### INPUT

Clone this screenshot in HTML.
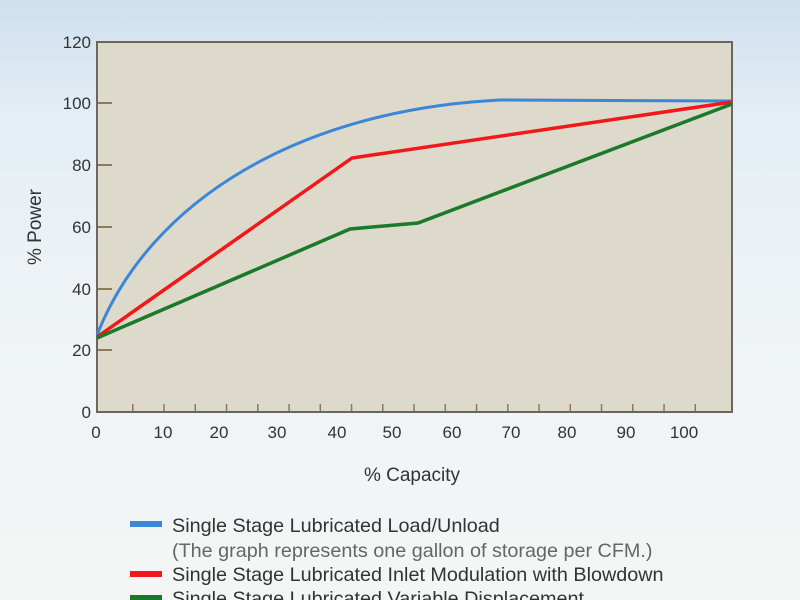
<!DOCTYPE html>
<html><head><style>
body{margin:0;width:800px;height:600px;overflow:hidden;background:linear-gradient(180deg,#cfe0ee 0%,#e4eef5 20%,#eef3f6 50%,#f4f6f5 100%);font-family:"Liberation Sans",sans-serif;}
</style></head><body>
<svg width="800" height="600" style="position:absolute;left:0;top:0">
<rect x="97" y="42" width="635" height="370" fill="#ddd9cb" stroke="#6b6760" stroke-width="2"/>
<g stroke="#8a7a5a" stroke-width="2">
<line x1="98" y1="103" x2="112" y2="103"/><line x1="98" y1="165" x2="112" y2="165"/><line x1="98" y1="227" x2="112" y2="227"/><line x1="98" y1="289" x2="112" y2="289"/><line x1="98" y1="350" x2="112" y2="350"/>
</g>
<g stroke="#8a7a5a" stroke-width="1.5" id="xt"></g>
<g font-size="17" fill="#333" text-anchor="end">
<text x="91" y="48">120</text><text x="91" y="109">100</text><text x="91" y="171">80</text><text x="91" y="233">60</text><text x="91" y="295">40</text><text x="91" y="356">20</text><text x="91" y="418">0</text>
</g>
<g font-size="17" fill="#333" text-anchor="middle">
<text x="96" y="438">0</text><text x="163" y="438">10</text><text x="219" y="438">20</text><text x="277" y="438">30</text><text x="337" y="438">40</text><text x="392" y="438">50</text><text x="452" y="438">60</text><text x="511" y="438">70</text><text x="567" y="438">80</text><text x="626" y="438">90</text><text x="684" y="438">100</text>
</g>
<text x="412" y="481" font-size="19" fill="#333" text-anchor="middle">% Capacity</text>
<text transform="translate(41,227) rotate(-90)" font-size="19" fill="#333" text-anchor="middle">% Power</text>
<path d="M97,335 C150,200 300,110 500,100 L732,101" fill="none" stroke="#3a86d8" stroke-width="3"/>
<polyline points="97,337 352,158 732,102" fill="none" stroke="#f01818" stroke-width="3.5"/>
<polyline points="97,338 350,229 418,223 732,104" fill="none" stroke="#1a7a2a" stroke-width="3.5"/>
<line x1="130" y1="524" x2="162" y2="524" stroke="#3a86d8" stroke-width="6"/>
<line x1="130" y1="574" x2="162" y2="574" stroke="#f01818" stroke-width="6"/>
<line x1="130" y1="598" x2="162" y2="598" stroke="#1a7a2a" stroke-width="6"/>
<g font-size="19.8" fill="#333">
<text x="172" y="532">Single Stage Lubricated Load/Unload</text>
<text x="172" y="557" fill="#666">(The graph represents one gallon of storage per CFM.)</text>
<text x="172" y="581">Single Stage Lubricated Inlet Modulation with Blowdown</text>
<text x="172" y="605">Single Stage Lubricated Variable Displacement</text>
</g>
</svg>
<script>
var g=document.getElementById('xt'),s='';
for(var i=0;i<19;i++){var x=132.8+i*31.25;s+='<line x1="'+x+'" y1="404" x2="'+x+'" y2="411"/>';}
g.innerHTML=s;
</script>
</body></html>
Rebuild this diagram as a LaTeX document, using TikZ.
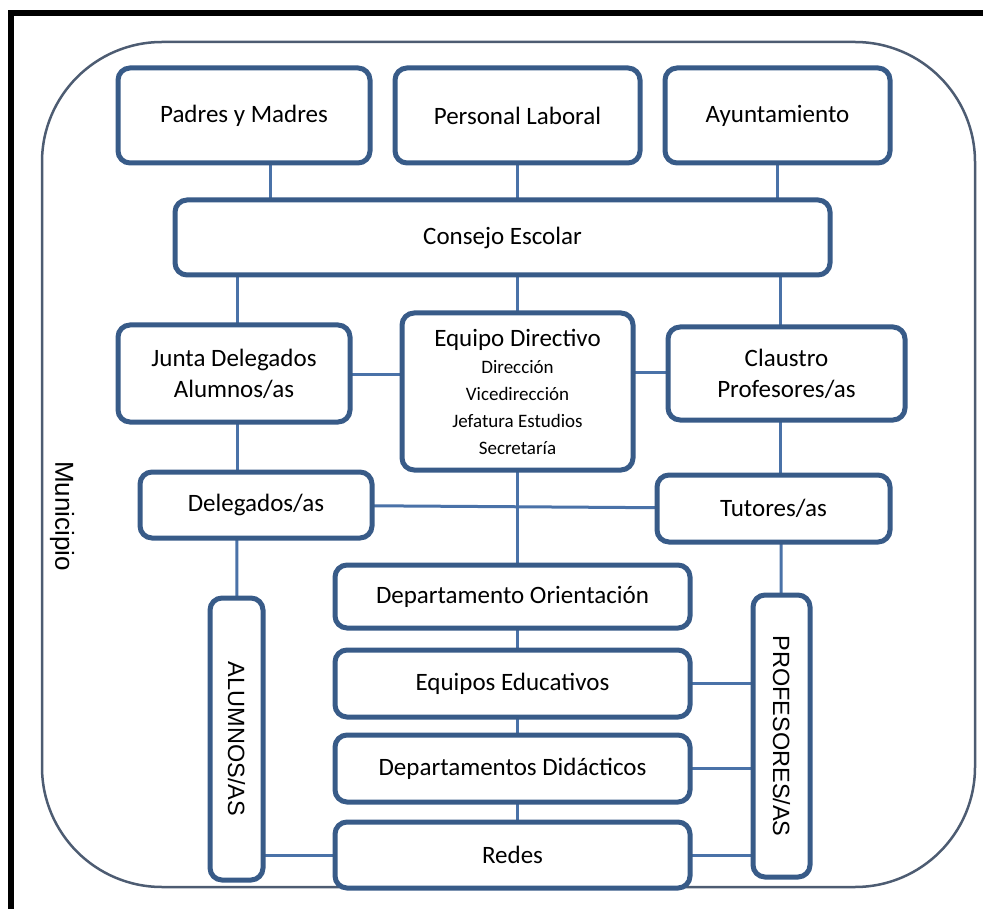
\documentclass[tikz,border=0pt]{standalone}
\usepackage{fontspec}
\setmainfont{Carlito}
\newfontfamily\widefont{Liberation Sans}
\usetikzlibrary{backgrounds}
\definecolor{boxline}{HTML}{385B88}
\definecolor{linkline}{HTML}{4A72A8}
\definecolor{frameline}{HTML}{4D5C72}
\tikzset{
  orgbox/.style={draw=boxline, line width=5pt, rounded corners=12pt, fill=white,
    inner sep=0pt, align=center, font=\fontsize{25}{31}\selectfont},
  sidebar/.style={orgbox, rotate=-90, font=\widefont\fontsize{23.5}{28}\selectfont},
  link/.style={draw=linkline, line width=3pt},
}
\begin{document}
\begin{tikzpicture}[x=1pt, y=-1pt]
  \useasboundingbox (0,0) rectangle (983,909);
  % outer black frame (top and left)
  \fill[black] (8,10) rectangle (983,16);
  \fill[black] (8,10) rectangle (14,909);

  % top row
  \node[orgbox, minimum width=252, minimum height=95] (padres)   at (244,115.5) {Padres y Madres};
  \node[orgbox, minimum width=245, minimum height=95] (personal) at (517.5,115.5) {Personal Laboral};
  \node[orgbox, minimum width=225, minimum height=95] (ayto)     at (777.5,115.5) {Ayuntamiento};
  % school council
  \node[orgbox, minimum width=655, minimum height=75] (consejo)  at (502.5,237.5) {Consejo Escolar};
  % second row
  \node[orgbox, minimum width=232, minimum height=97] (junta)    at (234,373.5) {Junta Delegados\\Alumnos/as};
  \node[orgbox, minimum width=231, minimum height=157, font=\fontsize{19}{27}\selectfont] (equipo) at (517.5,391.5)
    {{\fontsize{25}{31}\selectfont Equipo Directivo}\\Dirección\\Vicedirección\\Jefatura Estudios\\Secretaría};
  \node[orgbox, minimum width=237, minimum height=93] (claustro) at (786.5,373.5) {Claustro\\Profesores/as};
  % third row
  \node[orgbox, minimum width=232, minimum height=66] (delegados) at (256,505) {Delegados/as};
  \node[orgbox, minimum width=233, minimum height=67] (tutores)   at (773.5,508.5) {Tutores/as};
  % central stack
  \node[orgbox, minimum width=355, minimum height=63] (orienta)  at (512.5,596.5) {Departamento Orientación};
  \node[orgbox, minimum width=355, minimum height=67] (educ)     at (512.5,683.5) {Equipos Educativos};
  \node[orgbox, minimum width=355, minimum height=67] (didac)    at (512.5,768.5) {Departamentos Didácticos};
  \node[orgbox, minimum width=355, minimum height=66] (redes)    at (512.5,855) {Redes};
  % vertical side bars
  \node[sidebar, minimum width=282, minimum height=53] (alumnos) at (236.5,739) {ALUMNOS/AS};
  \node[sidebar, minimum width=282, minimum height=57] (profes)  at (781.5,736) {PROFESORES/AS};
  % municipality label
  \node[rotate=-90, font=\widefont\fontsize{26}{30}\selectfont] (municipio) at (62,516) {Municipio};

  \begin{scope}[on background layer]
    % municipality boundary
    \draw[frameline, line width=2.5pt, rounded corners=120pt] (42,42) rectangle (975,887);
    % connectors
    \draw[link] (270,0 |- padres.center) -- (270,0 |- consejo.center);
    \draw[link] (personal.center) -- (personal.center |- consejo.center);
    \draw[link] (ayto.center) -- (ayto.center |- consejo.center);
    \draw[link] (237,0 |- consejo.center) -- (237,0 |- junta.center);
    \draw[link] (517,0 |- consejo.center) -- (517,0 |- equipo.center);
    \draw[link] (780,0 |- consejo.center) -- (780,0 |- claustro.center);
    \draw[link] (junta.center |- 0,375) -- (equipo.center |- 0,375);
    \draw[link] (equipo.center |- 0,373) -- (claustro.center |- 0,373);
    \draw[link] (237,0 |- junta.center) -- (237,0 |- delegados.center);
    \draw[link] (780,0 |- claustro.center) -- (780,0 |- tutores.center);
    \draw[link] (delegados.center) -- (tutores.center);
    \draw[link] (517,0 |- equipo.center) -- (517,0 |- orienta.center);
    \draw[link] (517,0 |- orienta.center) -- (517,0 |- educ.center);
    \draw[link] (517,0 |- educ.center) -- (517,0 |- didac.center);
    \draw[link] (517,0 |- didac.center) -- (517,0 |- redes.center);
    \draw[link] (237,0 |- delegados.center) -- (alumnos.center);
    \draw[link] (781,0 |- tutores.center) -- (profes.center);
    \draw[link] (educ.center) -- (educ.center -| profes.center);
    \draw[link] (didac.center) -- (didac.center -| profes.center);
    \draw[link] (redes.center) -- (redes.center -| profes.center);
    \draw[link] (redes.center) -- (redes.center -| alumnos.center);
  \end{scope}
\end{tikzpicture}
\end{document}
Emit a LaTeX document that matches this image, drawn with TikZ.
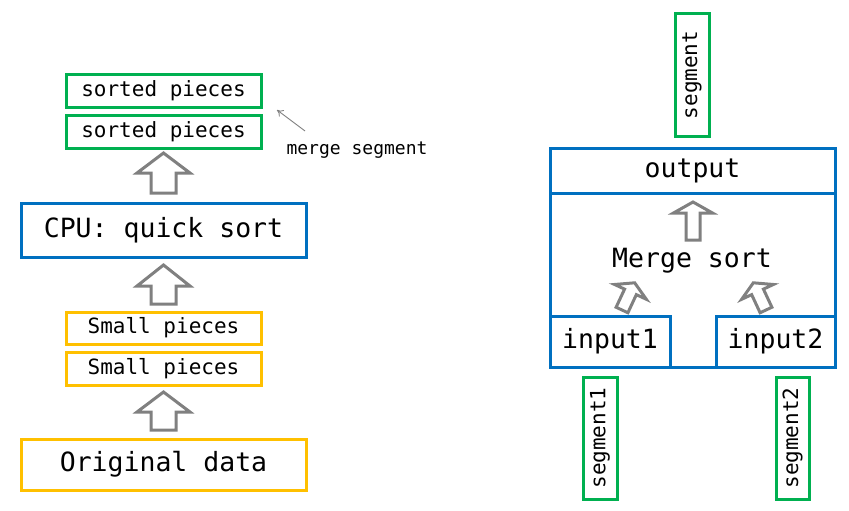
\documentclass[tikz,border=0pt]{standalone}
\usepackage{fontspec}
\setmonofont{DejaVu Sans Mono}
\usetikzlibrary{arrows.meta}
\definecolor{cgreen}{HTML}{00B050}
\definecolor{cblue}{HTML}{0070C0}
\definecolor{cyellow}{HTML}{FFC000}
\definecolor{cgray}{HTML}{808080}
\tikzset{
  box/.style={draw, line width=3pt, inner sep=0pt, text=black},
  gbox/.style={box, draw=cgreen},
  bbox/.style={box, draw=cblue},
  ybox/.style={box, draw=cyellow},
  fmid/.style={font=\ttfamily\fontsize{21}{21}\selectfont},
  fbig/.style={font=\ttfamily\fontsize{26.5}{26.5}\selectfont},
  fsmall/.style={font=\ttfamily\fontsize{18}{18}\selectfont},
  blockarrow/.style={draw=cgray, line width=3pt, fill=white, line join=miter},
  pics/barrow/.style n args={4}{code={
    \draw[blockarrow] (-#1,0) -- (-#1,-#3+#4) -- (-#2,-#3+#4) -- (0,-#3)
      -- (#2,-#3+#4) -- (#1,-#3+#4) -- (#1,0) -- cycle;}}
}
\begin{document}
\begin{tikzpicture}[x=1pt,y=-1pt]
\useasboundingbox[fill=white] (0,0) rectangle (849,511);

% left column
\node[gbox, fmid, minimum width=195pt, minimum height=32pt] (sp1) at (163.5,91) {sorted pieces};
\node[gbox, fmid, minimum width=195pt, minimum height=33pt] (sp2) at (163.5,131.5) {sorted pieces};
\node[fsmall, inner sep=0pt] (mseg) at (357,150) {merge segment};
\coordinate (mfrom) at (305,131);
\coordinate (mto) at (277,110);
\draw[cgray, line width=0.9pt, -{To[length=6pt,width=8pt]}] (mfrom) -- (mto);

\pic at (163.5,193) {barrow={12.5}{26.5}{40}{20}};
\node[bbox, fbig, minimum width=285pt, minimum height=54pt] (cpu) at (163.5,230) {CPU: quick sort};
\pic at (163.5,304) {barrow={12.5}{26.5}{39}{21}};
\node[ybox, fmid, minimum width=195pt, minimum height=32pt] (sm1) at (163.5,328) {Small pieces};
\node[ybox, fmid, minimum width=195pt, minimum height=33pt] (sm2) at (163.5,368.5) {Small pieces};
\pic at (163.5,430) {barrow={12.5}{26.5}{38}{20}};
\node[ybox, fbig, minimum width=285pt, minimum height=51pt] (orig) at (163.5,464.5) {Original data};

% right structure
\node[gbox, fmid, rotate=90, minimum width=122pt, minimum height=34pt] (seg) at (692,75) {segment};
\node[bbox, minimum width=285pt, minimum height=219pt] (mbox) at (692.5,257.5) {};
\node[bbox, fbig, minimum width=285pt, minimum height=45pt] (out) at (692.5,170.5) {output};
\node[bbox, fbig, minimum width=120pt, minimum height=51pt] (in1) at (610,341.5) {input1};
\node[bbox, fbig, minimum width=119pt, minimum height=51pt] (in2) at (775.5,341.5) {input2};
\node[fbig, inner sep=0pt] (msort) at (692,261) {Merge sort};
\pic at (693,240) {barrow={7}{19.5}{38}{11}};
\pic[rotate=-25] at (622,310) {barrow={6.5}{17.5}{30}{10}};
\pic[rotate=25] at (766,310) {barrow={6.5}{17.5}{30}{10}};
\node[gbox, fmid, rotate=90, minimum width=122pt, minimum height=34pt] (seg1) at (600,438) {segment1};
\node[gbox, fmid, rotate=90, minimum width=122pt, minimum height=33pt] (seg2) at (792.5,438) {segment2};
\end{tikzpicture}
\end{document}
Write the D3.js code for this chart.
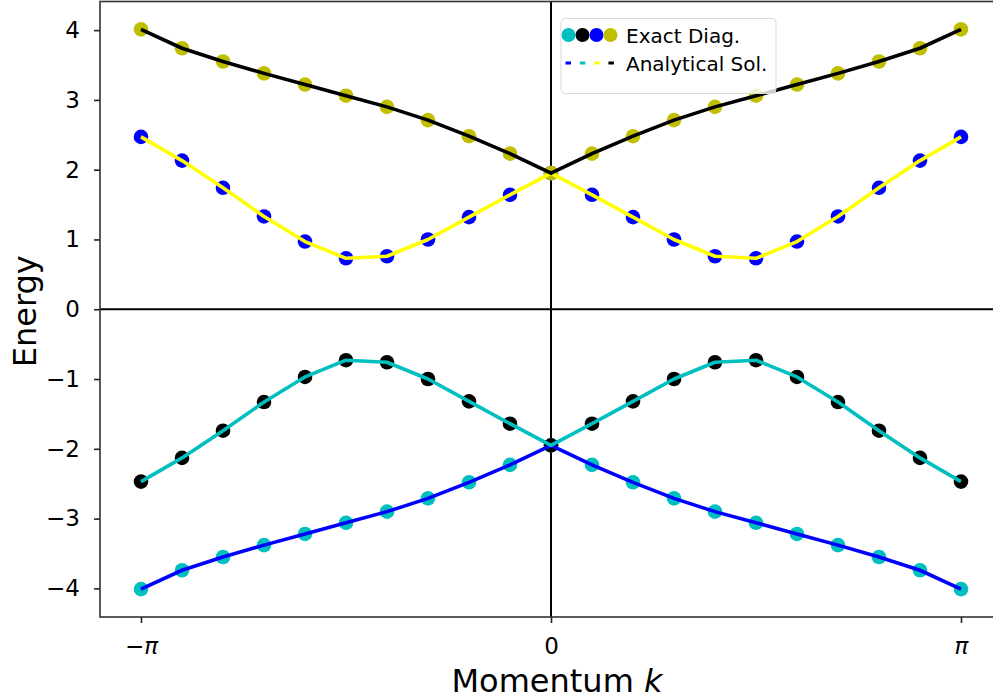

######

• _GIVEN EXERCISE_
Count the lines in which the string "with" appears, then report only that figure.

• _EXPECTED ANSWER_
2